[Code that draws figures]
◆ ◆ ◆

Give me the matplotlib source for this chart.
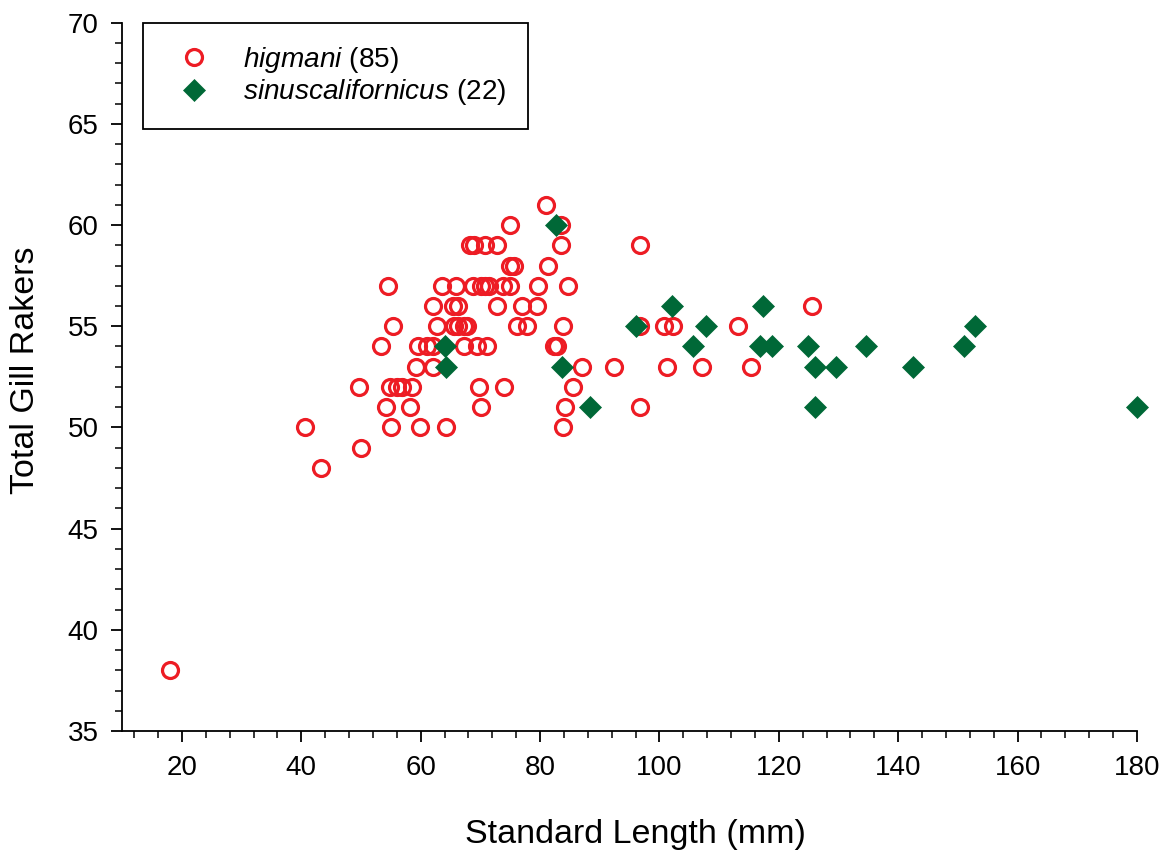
import matplotlib
matplotlib.use("Agg")
import matplotlib.pyplot as plt
from matplotlib.ticker import MultipleLocator
import numpy as np

plt.rcParams['font.family'] = ['Liberation Sans', 'DejaVu Sans']
plt.rcParams['mathtext.fontset'] = 'custom'
plt.rcParams['mathtext.rm'] = 'Liberation Sans'
plt.rcParams['mathtext.it'] = 'Liberation Sans:italic'

# higmani (red open circles): standard length, gill rakers
hig_sl = [18.0, 40.6, 43.3, 49.7, 50.0, 53.3, 54.2, 54.5, 54.9, 55.0,
          55.3, 56.0, 56.8, 58.2, 58.5, 59.2, 59.6, 59.8, 61.0, 62.0,
          62.1, 62.1, 62.7, 63.6, 64.3, 65.4, 65.5, 65.9, 66.3, 66.3,
          67.2, 67.2, 67.7, 68.3, 68.8, 69.0, 69.4, 69.8, 70.1, 70.1,
          70.7, 70.8, 71.1, 71.4, 72.7, 72.8, 73.8, 74.0, 75.0, 75.0,
          75.0, 75.6, 76.1, 77.0, 77.8, 79.5, 79.7, 81.0, 81.3, 82.3,
          82.8, 83.5, 83.5, 83.8, 83.9, 84.2, 84.6, 85.5, 87.0, 92.4,
          96.7, 96.8, 96.8, 100.7, 101.2, 102.3, 107.2, 113.1, 115.3, 125.6]
hig_gr = [38, 50, 48, 52, 49, 54, 51, 57, 52, 50,
          55, 52, 52, 51, 52, 53, 54, 50, 54, 56,
          54, 53, 55, 57, 50, 56, 55, 57, 56, 55,
          55, 54, 55, 59, 57, 59, 54, 52, 57, 51,
          59, 57, 54, 57, 59, 56, 57, 52, 57, 60,
          58, 58, 55, 56, 55, 56, 57, 61, 58, 54,
          54, 60, 59, 55, 50, 51, 57, 52, 53, 53,
          59, 55, 51, 55, 53, 55, 53, 55, 53, 56]

# sinuscalifornicus (green diamonds)
sin_sl = [64.1, 64.2, 82.7, 83.7, 88.3, 96.0, 102.1, 105.6, 107.8, 116.9,
          117.4, 118.9, 124.9, 126.1, 126.1, 129.5, 134.6, 142.5, 151.0, 152.8,
          180.0]
sin_gr = [54, 53, 60, 53, 51, 55, 56, 54, 55, 54,
          56, 54, 54, 53, 51, 53, 54, 53, 54, 55,
          51]

red = '#ED1C24'
green = '#006837'

W, H = 1169, 857
fig = plt.figure(figsize=(W/100, H/100), dpi=100)
ax = fig.add_axes([122.3/W, 1-731/H, (1137-122.3)/W, (731-22.7)/H])

ax.plot(hig_sl, hig_gr, 'o', ms=11.5, mfc='none', mec=red, mew=2.3,
        linestyle='none', clip_on=False, label=r'$\mathit{higmani}$ (85)', zorder=3)
ax.plot(sin_sl, sin_gr, 'D', ms=11.5, mfc=green, mec=green, mew=0.5,
        linestyle='none', clip_on=False, label=r'$\mathit{sinuscalifornicus}$ (22)', zorder=4)

ax.set_xlim(10, 180)
ax.set_ylim(35, 70)
ax.xaxis.set_major_locator(MultipleLocator(20))
ax.xaxis.set_minor_locator(MultipleLocator(4))
ax.yaxis.set_major_locator(MultipleLocator(5))
ax.yaxis.set_minor_locator(MultipleLocator(1))

for s in ['top', 'right']:
    ax.spines[s].set_visible(False)
for s in ['left', 'bottom']:
    ax.spines[s].set_linewidth(1.3)

ax.tick_params(which='major', direction='out', length=8, width=1.3, labelsize=20, pad=9)
ax.tick_params(which='minor', direction='out', length=5, width=1.1)

ax.set_xlabel('Standard Length (mm)', fontsize=24.5)
ax.set_ylabel('Total Gill Rakers', fontsize=24.5)
# label centres in pixels, converted to axes fraction
ax_w, ax_h = 1137-122.3, 731-22.7
ax.xaxis.set_label_coords((635-122.3)/ax_w, -(835-731)/ax_h)
ax.yaxis.set_label_coords(-(122.3-26)/ax_w, (731-370)/ax_h)
ax.xaxis.label.set_va('center')
ax.yaxis.label.set_va('center')

leg = ax.legend(loc='upper left', bbox_to_anchor=(143/W, 1-22.7/H),
                bbox_transform=fig.transFigure, borderaxespad=0,
                fontsize=20.2, frameon=True, fancybox=False, edgecolor='black',
                borderpad=0.78, handlelength=2.1, handletextpad=0.68,
                labelspacing=0.1, numpoints=1)
leg.get_frame().set_linewidth(1.3)
leg.get_frame().set_alpha(None)

fig.savefig('out.png', dpi=100)
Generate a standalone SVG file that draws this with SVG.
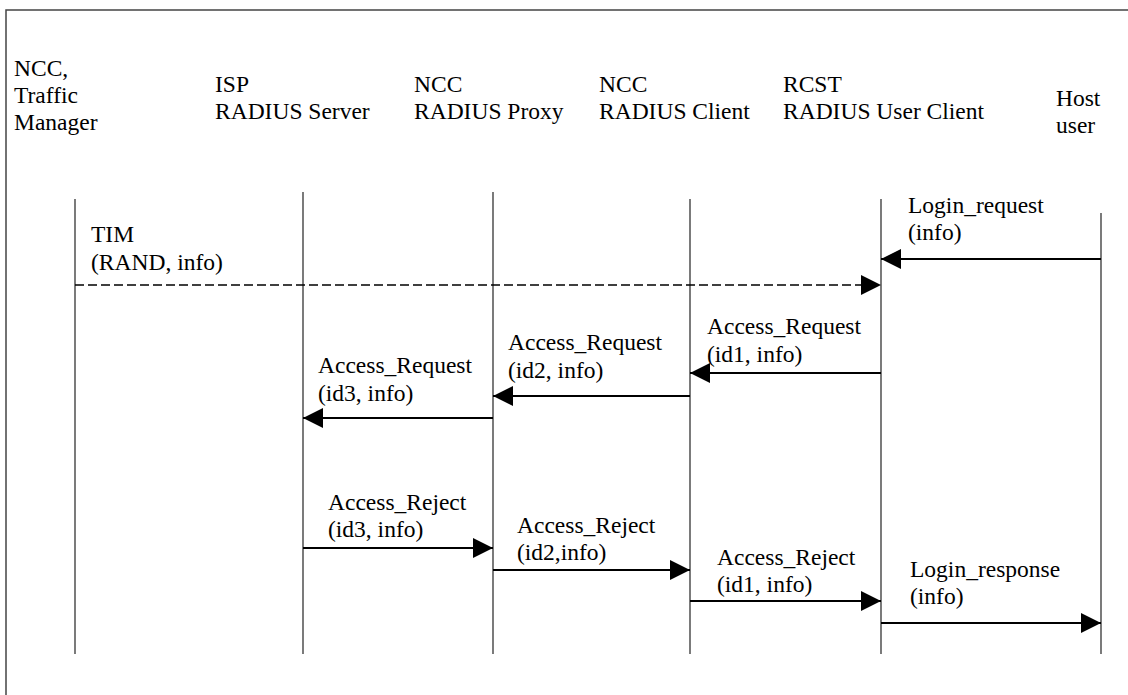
<svg xmlns="http://www.w3.org/2000/svg" width="1128" height="695" viewBox="0 0 1128 695">
<style>
  text { font-family: "Liberation Serif", "Times New Roman", serif; font-size: 23.5px; fill: #000; }
  .life { stroke: #333; stroke-width: 1.3; fill: none; }
  .msg { stroke: #000; stroke-width: 2; fill: none; marker-end: url(#arrow); }
  .dash { stroke-dasharray: 9 4; stroke-width: 1.6; }
  .frame { stroke: #444; stroke-width: 1.5; fill: none; }
</style>
<defs>
  <marker id="arrow" markerUnits="userSpaceOnUse" markerWidth="20" markerHeight="20" refX="20" refY="10" orient="auto">
    <path d="M0,0 L20,10 L0,20 Z" fill="#000"/>
  </marker>
</defs>
<rect width="1128" height="695" fill="#fff"/>
<path class="frame" d="M6,695 V10 H1128"/>

<g id="node-traffic-manager">
  <text x="14" y="76">NCC,</text>
  <text x="14" y="103">Traffic</text>
  <text x="14" y="130">Manager</text>
  <line class="life" x1="75" y1="199" x2="75" y2="654"/>
</g>
<g id="node-isp-radius-server">
  <text x="215" y="92">ISP</text>
  <text x="215" y="119">RADIUS Server</text>
  <line class="life" x1="303" y1="192" x2="303" y2="654"/>
</g>
<g id="node-ncc-radius-proxy">
  <text x="414" y="92">NCC</text>
  <text x="414" y="119">RADIUS Proxy</text>
  <line class="life" x1="493" y1="192" x2="493" y2="654"/>
</g>
<g id="node-ncc-radius-client">
  <text x="599" y="92">NCC</text>
  <text x="599" y="119">RADIUS Client</text>
  <line class="life" x1="690" y1="199" x2="690" y2="654"/>
</g>
<g id="node-rcst-radius-user-client">
  <text x="783" y="92">RCST</text>
  <text x="783" y="119">RADIUS User Client</text>
  <line class="life" x1="881" y1="199" x2="881" y2="654"/>
</g>
<g id="node-host-user">
  <text x="1056" y="106">Host</text>
  <text x="1056" y="133">user</text>
  <line class="life" x1="1101" y1="213" x2="1101" y2="654"/>
</g>

<g id="connectors">
  <line class="msg" x1="1101" y1="259" x2="881" y2="259"/>
  <line class="msg dash" x1="75" y1="285" x2="881" y2="285"/>
  <line class="msg" x1="881" y1="373" x2="690" y2="373"/>
  <line class="msg" x1="690" y1="396" x2="493" y2="396"/>
  <line class="msg" x1="493" y1="418" x2="303" y2="418"/>
  <line class="msg" x1="303" y1="548" x2="493" y2="548"/>
  <line class="msg" x1="493" y1="570" x2="690" y2="570"/>
  <line class="msg" x1="690" y1="601" x2="881" y2="601"/>
  <line class="msg" x1="881" y1="623" x2="1101" y2="623"/>

  <text x="908" y="213">Login_request</text>
  <text x="908" y="240">(info)</text>
  <text x="91" y="242">TIM</text>
  <text x="91" y="270">(RAND, info)</text>
  <text x="707" y="334">Access_Request</text>
  <text x="707" y="362">(id1, info)</text>
  <text x="508" y="350">Access_Request</text>
  <text x="508" y="378">(id2, info)</text>
  <text x="318" y="373">Access_Request</text>
  <text x="318" y="401">(id3, info)</text>
  <text x="328" y="510">Access_Reject</text>
  <text x="328" y="537">(id3, info)</text>
  <text x="517" y="533">Access_Reject</text>
  <text x="517" y="560">(id2,info)</text>
  <text x="717" y="565">Access_Reject</text>
  <text x="717" y="592">(id1, info)</text>
  <text x="910" y="577">Login_response</text>
  <text x="910" y="604">(info)</text>
</g>
</svg>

◆ ◆ ◆

▶ _What this task involves_
Leave out the pictures and restate, word for word, the lines from the top of the data through the line containing "59, 55, 51, 55, 53, 55, 53, 55, 53, 56]", both included.

▶ _Task solution_
Give me the matplotlib source for this chart.
import matplotlib
matplotlib.use("Agg")
import matplotlib.pyplot as plt
from matplotlib.ticker import MultipleLocator
import numpy as np

plt.rcParams['font.family'] = ['Liberation Sans', 'DejaVu Sans']
plt.rcParams['mathtext.fontset'] = 'custom'
plt.rcParams['mathtext.rm'] = 'Liberation Sans'
plt.rcParams['mathtext.it'] = 'Liberation Sans:italic'

# higmani (red open circles): standard length, gill rakers
hig_sl = [18.0, 40.6, 43.3, 49.7, 50.0, 53.3, 54.2, 54.5, 54.9, 55.0,
          55.3, 56.0, 56.8, 58.2, 58.5, 59.2, 59.6, 59.8, 61.0, 62.0,
          62.1, 62.1, 62.7, 63.6, 64.3, 65.4, 65.5, 65.9, 66.3, 66.3,
          67.2, 67.2, 67.7, 68.3, 68.8, 69.0, 69.4, 69.8, 70.1, 70.1,
          70.7, 70.8, 71.1, 71.4, 72.7, 72.8, 73.8, 74.0, 75.0, 75.0,
          75.0, 75.6, 76.1, 77.0, 77.8, 79.5, 79.7, 81.0, 81.3, 82.3,
          82.8, 83.5, 83.5, 83.8, 83.9, 84.2, 84.6, 85.5, 87.0, 92.4,
          96.7, 96.8, 96.8, 100.7, 101.2, 102.3, 107.2, 113.1, 115.3, 125.6]
hig_gr = [38, 50, 48, 52, 49, 54, 51, 57, 52, 50,
          55, 52, 52, 51, 52, 53, 54, 50, 54, 56,
          54, 53, 55, 57, 50, 56, 55, 57, 56, 55,
          55, 54, 55, 59, 57, 59, 54, 52, 57, 51,
          59, 57, 54, 57, 59, 56, 57, 52, 57, 60,
          58, 58, 55, 56, 55, 56, 57, 61, 58, 54,
          54, 60, 59, 55, 50, 51, 57, 52, 53, 53,
          59, 55, 51, 55, 53, 55, 53, 55, 53, 56]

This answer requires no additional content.